In The Log Cabin Myth, Edward Pessen uses this scale to rank the families the presidents grew up in:
Upper Upper Class: The families of Washington, Jefferson, Madison, John Quincy Adams, William Henry Harrison, Tyler, Taylor, Benjamin Harrison, Theodore Roosevelt, Taft and Franklin D. Roosevelt.
Straddling the Upper Upper and Lower Upper Classes: Polk and Kennedy.
Lower Upper Class: John Adams, Monroe and Wilson.
On a Plateau Between the Lower Upper and the Upper Middle Classes: Pierce, Hayes, Cleveland, Harding, Coolidge and Truman.
Upper Middle Class: Jackson, Van Buren, Buchanan, Grant, Arthur, McKinley, Hoover, Lyndon Johnson, Ford and Carter.

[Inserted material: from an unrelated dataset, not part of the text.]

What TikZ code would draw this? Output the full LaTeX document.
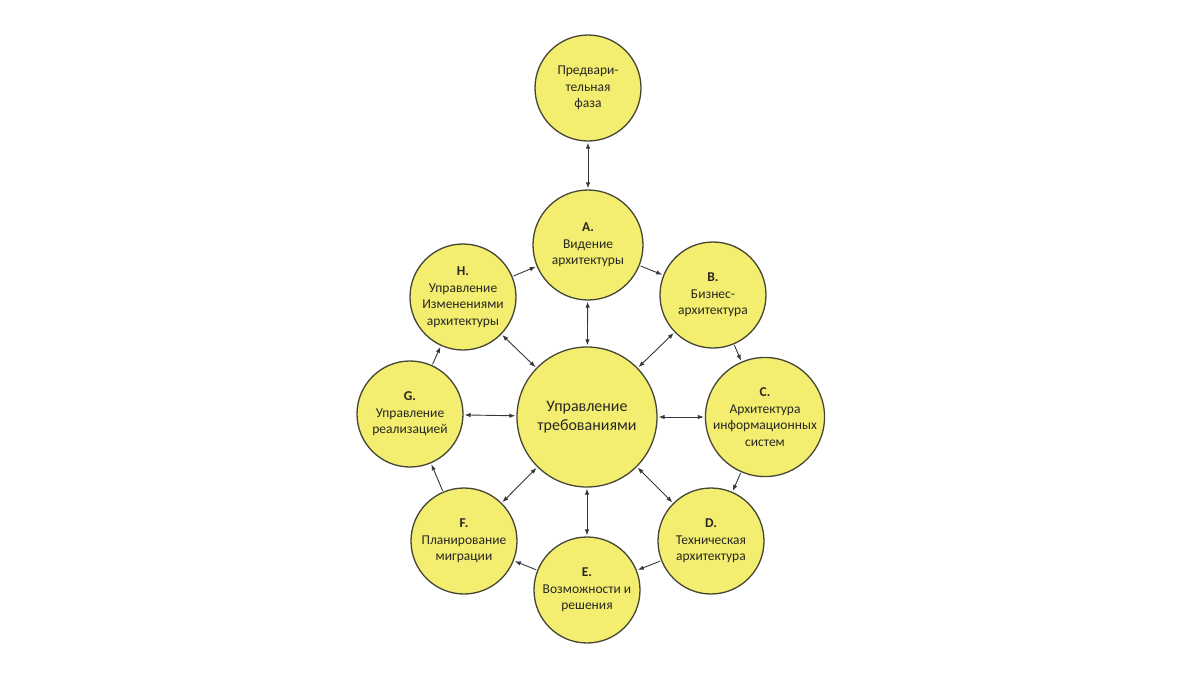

"True" Middle or Between the Upper and Lower Middle Classes: Lincoln, Eisenhower and Reagan.
Lower Middle Class: Fillmore, Garfield and Nixon.
Upper Lower Class: Andrew Johnson.
Recent presidents, according to Pessen, have been in relatively lower classes than their predecessors.
"They're still successful, but not the cre me de la cre me. In earlier years, the Upper Upper -- Jefferson, Washington -- were more inclined to play a direct part in politics. By the time of Teddy Roosevelt, politics was considered beneath their level."
And what about Walter Mondale? Pessen places him in the "True" Middle Class -- where President Reagan also resides.